Is the Minister of Revenue in agreement with the Minister of Finance, his colleague, who claims to be able to solve the deficit without increasing corporate income tax? Why do the corporations manage to shelter income from tax by influencing taxation legislation? Why are they allowed this legal strategy, while the strategy of individuals who decide to do work under the table without paying tax is deemed illegal? This situation represents a serious threat to social equilibrium, Where is the sense in that?
It is easy to understand why the disadvantaged, the people with little or no income, try to get out of paying taxes by every imaginable means. The Bloc Quebecois has long been calling for a job-oriented Canadian corporate tax reform. The Bloc Quebecois has long been after the federal government about its taxation policy, and will continue to do so, particularly where family trusts, the GST, tax havens etc. are concerned, so that this taxation system becomes fair and equitable for all.
Let us speak of family trusts. This is a shortcoming in the federal legislation.
The auditor general's report and pressure from the Bloc Quebecois have only partly succeeded in eliciting a reaction from the Minister of Finance on the subject. It is still possible to leave the country without paying taxes owing to Revenue Canada, since an acceptable financial guarantee is sufficient.
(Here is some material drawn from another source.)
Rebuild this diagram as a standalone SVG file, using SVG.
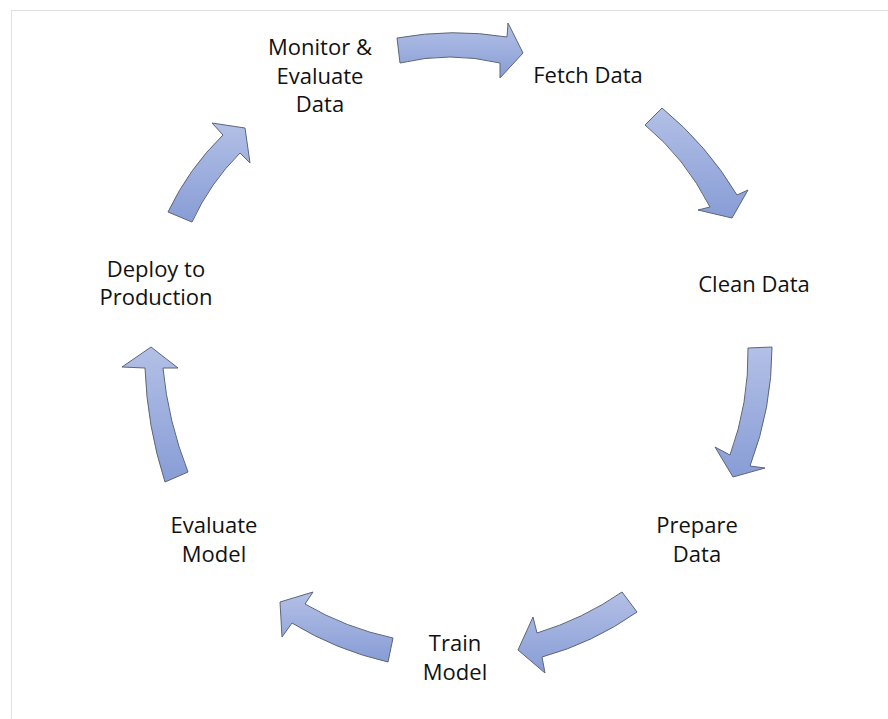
<svg xmlns="http://www.w3.org/2000/svg" width="888" height="719" viewBox="0 0 888 719">
<style>
.lbl{font-family:"Open Sans","Noto Sans","Liberation Sans",sans-serif;font-size:22px;fill:#111;text-anchor:middle}
.arr{fill:url(#g);stroke:#5c6677;stroke-width:1;stroke-linejoin:miter}
</style>
<defs>
<linearGradient id="g" x1="0" y1="0" x2="0" y2="1">
<stop offset="0" stop-color="#b3c0e6"/>
<stop offset="1" stop-color="#889dd6"/>
</linearGradient>
</defs>
<rect x="0" y="0" width="888" height="719" fill="#fff"/>
<rect x="11.5" y="10.5" width="900" height="740" fill="none" stroke="#e2e2e2" stroke-width="1"/>
<g id="connectors">
<path class="arr" d="M397,38 Q452,28 507,37 L508,23 L523,53 L500,78 L500,63 Q450,51 400,63 Z"/>
<path class="arr" d="M662,108 Q707,145 737,195 L748,190 L732,218 L698,210 L710,207 Q685,158 645,125 Z"/>
<path class="arr" d="M772,347 Q772,408 750,466 L765,468 L733,477 L715,447 L730,455 Q749,403 748,348 Z"/>
<path class="arr" d="M622,592 Q583,619 537,633 L533,617 L518,650 L545,673 L542,657 Q593,643 637,612 Z"/>
<path class="arr" d="M393,638 Q346,628 305,604 L313,592 L280,602 L282,637 L292,623 Q336,650 388,662 Z"/>
<path class="arr" d="M188,472 Q168,421 163,368 L178,368 L151,347 L122,367 L145,368 Q147,426 165,482 Z"/>
<path class="arr" d="M168,212 Q189,168 223,135 L212,123 L245,128 L250,163 L240,153 Q210,183 192,222 Z"/>
</g>
<g id="node-monitor"><text class="lbl" x="320" y="55">Monitor &amp;</text><text class="lbl" x="320" y="83.5">Evaluate</text><text class="lbl" x="320" y="112">Data</text></g>
<g id="node-fetch"><text class="lbl" x="588" y="83">Fetch Data</text></g>
<g id="node-clean"><text class="lbl" x="754" y="292">Clean Data</text></g>
<g id="node-prepare"><text class="lbl" x="697" y="533">Prepare</text><text class="lbl" x="697" y="561.5">Data</text></g>
<g id="node-train"><text class="lbl" x="455" y="651">Train</text><text class="lbl" x="455" y="679.5">Model</text></g>
<g id="node-evaluate"><text class="lbl" x="214" y="533">Evaluate</text><text class="lbl" x="214" y="561.5">Model</text></g>
<g id="node-deploy"><text class="lbl" x="156" y="277">Deploy to</text><text class="lbl" x="156" y="305">Production</text></g>
</svg>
Furthermore, no reporting limit nor method of interest collection is provided for this guarantee.
Since the October 2 amendment to the Income Tax Act, the minister has been unable to report the tax plans this change has occasioned. Where is good old common sense?
The Liberal government should use the grab bag that is Bill C-28 to make the necessary changes to employment insurance contributions. It is vital the government reform the current employment insurance system in order to put an end to the inequities it gives rise to and to better protect workers, including seasonal workers.
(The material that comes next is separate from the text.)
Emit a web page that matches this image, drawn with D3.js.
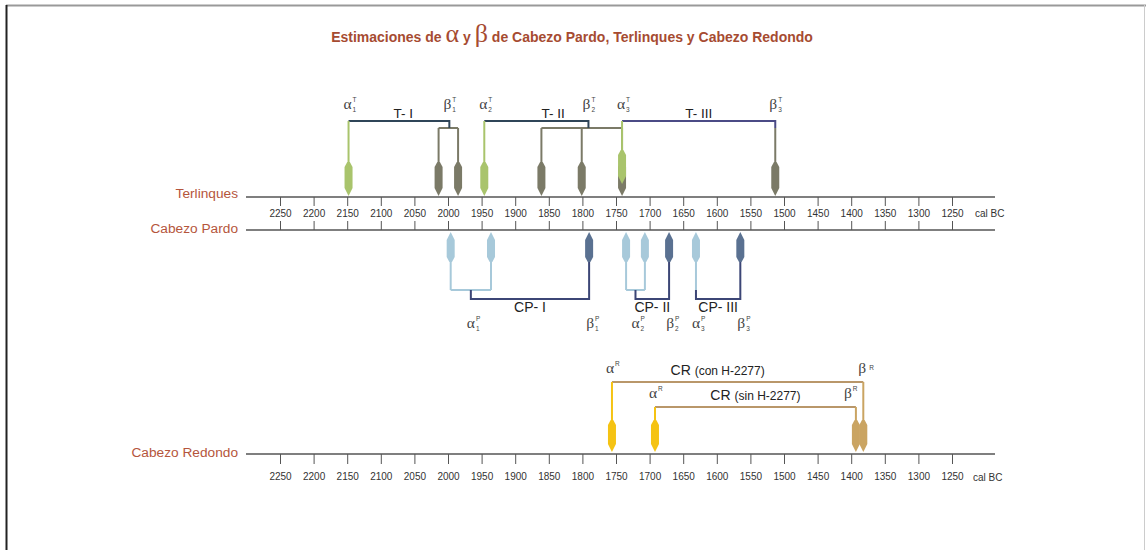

The Bloc Quebecois also wants the Minister of Finance to substantially reduce the levels of contribution to the employment insurance plan, conditional on the job creation performance of business. The reduction in contributions could be 40 cents per $100 of insurable payroll.
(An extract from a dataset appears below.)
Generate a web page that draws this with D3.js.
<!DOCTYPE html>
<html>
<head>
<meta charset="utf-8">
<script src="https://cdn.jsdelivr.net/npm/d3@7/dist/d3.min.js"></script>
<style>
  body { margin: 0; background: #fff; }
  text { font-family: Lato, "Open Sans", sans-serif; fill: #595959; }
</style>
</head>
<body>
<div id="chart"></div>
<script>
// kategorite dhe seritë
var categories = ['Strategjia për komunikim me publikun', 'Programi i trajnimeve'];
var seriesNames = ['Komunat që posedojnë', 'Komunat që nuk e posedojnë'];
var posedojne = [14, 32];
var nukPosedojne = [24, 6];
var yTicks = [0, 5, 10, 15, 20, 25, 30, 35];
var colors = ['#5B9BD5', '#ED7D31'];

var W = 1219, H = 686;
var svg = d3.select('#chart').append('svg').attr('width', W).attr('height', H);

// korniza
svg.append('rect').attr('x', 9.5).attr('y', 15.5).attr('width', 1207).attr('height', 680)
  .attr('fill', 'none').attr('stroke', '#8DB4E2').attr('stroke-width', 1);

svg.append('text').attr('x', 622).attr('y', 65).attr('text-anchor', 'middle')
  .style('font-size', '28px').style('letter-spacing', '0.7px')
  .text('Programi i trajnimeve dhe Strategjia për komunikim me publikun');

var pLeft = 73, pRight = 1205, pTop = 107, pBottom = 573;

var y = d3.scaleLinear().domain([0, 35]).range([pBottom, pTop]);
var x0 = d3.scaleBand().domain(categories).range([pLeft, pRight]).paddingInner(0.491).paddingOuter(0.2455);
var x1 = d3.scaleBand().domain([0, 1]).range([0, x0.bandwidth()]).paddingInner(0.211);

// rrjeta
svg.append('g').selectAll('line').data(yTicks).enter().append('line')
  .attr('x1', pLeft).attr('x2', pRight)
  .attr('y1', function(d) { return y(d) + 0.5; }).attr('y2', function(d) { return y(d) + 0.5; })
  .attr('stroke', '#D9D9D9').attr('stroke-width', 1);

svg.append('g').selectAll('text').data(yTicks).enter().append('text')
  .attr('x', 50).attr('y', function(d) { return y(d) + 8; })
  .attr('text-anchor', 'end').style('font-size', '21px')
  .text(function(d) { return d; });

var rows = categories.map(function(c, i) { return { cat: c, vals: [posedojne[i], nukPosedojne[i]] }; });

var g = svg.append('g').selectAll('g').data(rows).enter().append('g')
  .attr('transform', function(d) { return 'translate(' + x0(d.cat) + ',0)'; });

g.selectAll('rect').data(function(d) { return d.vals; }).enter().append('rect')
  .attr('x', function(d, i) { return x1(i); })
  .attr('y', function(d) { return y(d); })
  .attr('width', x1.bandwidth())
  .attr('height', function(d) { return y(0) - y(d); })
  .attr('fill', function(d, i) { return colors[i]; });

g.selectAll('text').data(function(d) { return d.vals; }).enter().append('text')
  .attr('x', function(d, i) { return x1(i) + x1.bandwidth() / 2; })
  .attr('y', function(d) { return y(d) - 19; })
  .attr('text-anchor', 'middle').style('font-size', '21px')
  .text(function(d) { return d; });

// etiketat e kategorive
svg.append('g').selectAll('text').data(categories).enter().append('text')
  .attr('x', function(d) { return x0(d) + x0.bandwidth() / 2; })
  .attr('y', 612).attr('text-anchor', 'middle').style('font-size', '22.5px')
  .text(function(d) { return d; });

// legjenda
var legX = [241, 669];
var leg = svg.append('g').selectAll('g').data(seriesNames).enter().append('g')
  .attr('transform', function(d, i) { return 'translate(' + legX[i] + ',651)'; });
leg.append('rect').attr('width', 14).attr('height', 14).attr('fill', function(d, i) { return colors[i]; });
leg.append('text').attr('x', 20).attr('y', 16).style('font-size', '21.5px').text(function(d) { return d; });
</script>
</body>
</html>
The Minister of Finance must also create an employment insurance fund separate from the federal government's consolidated fund, as the Auditor General of Canada proposed, to prevent money belonging to workers and employers being used as a discretionary fund by the federal government. It would make sense for the government to move quickly to pass an anti-deficit law like the one passed by the Quebec National Assembly.
Instead of digging into the public's pockets, the government should cut all unnecessary spending and programs in its own departments. As an example, I could mention the many millions of dollars spent to change Canada Post's logo. That was the government's most recent stunt.
Other examples include the hundreds of millions of dollars spent rerouting international flights from Mirabel to Dorval, the purchase of helicopters deemed unacceptable by these same Liberals when the Conservatives were in office, the many millions spent by the Department of Canadian Heritage to brainwash the Canadian public, along with the millions of dollars spent on Option Canada, a bogus corporation, during the last referendum.
I will stop here, because the examples go on and on. I hope that the auditor general's recommendations will finally be implemented and a stop put to this scandalous spending. We are entitled to ask whether this government is acting wisely, whether the way it manages makes sense.
No, it does not make sense, because this government's policies are widening the gap between the rich and the poor. A tax system that drives a nation to poverty definitely makes no sense. For this reason, and in solidarity with my colleagues in the Bloc Quebecois, I will energetically oppose passage of this bill.
My common sense tells me that it is urgent that the people of Quebec stick together as they move towards sovereignty. That is what really makes sense.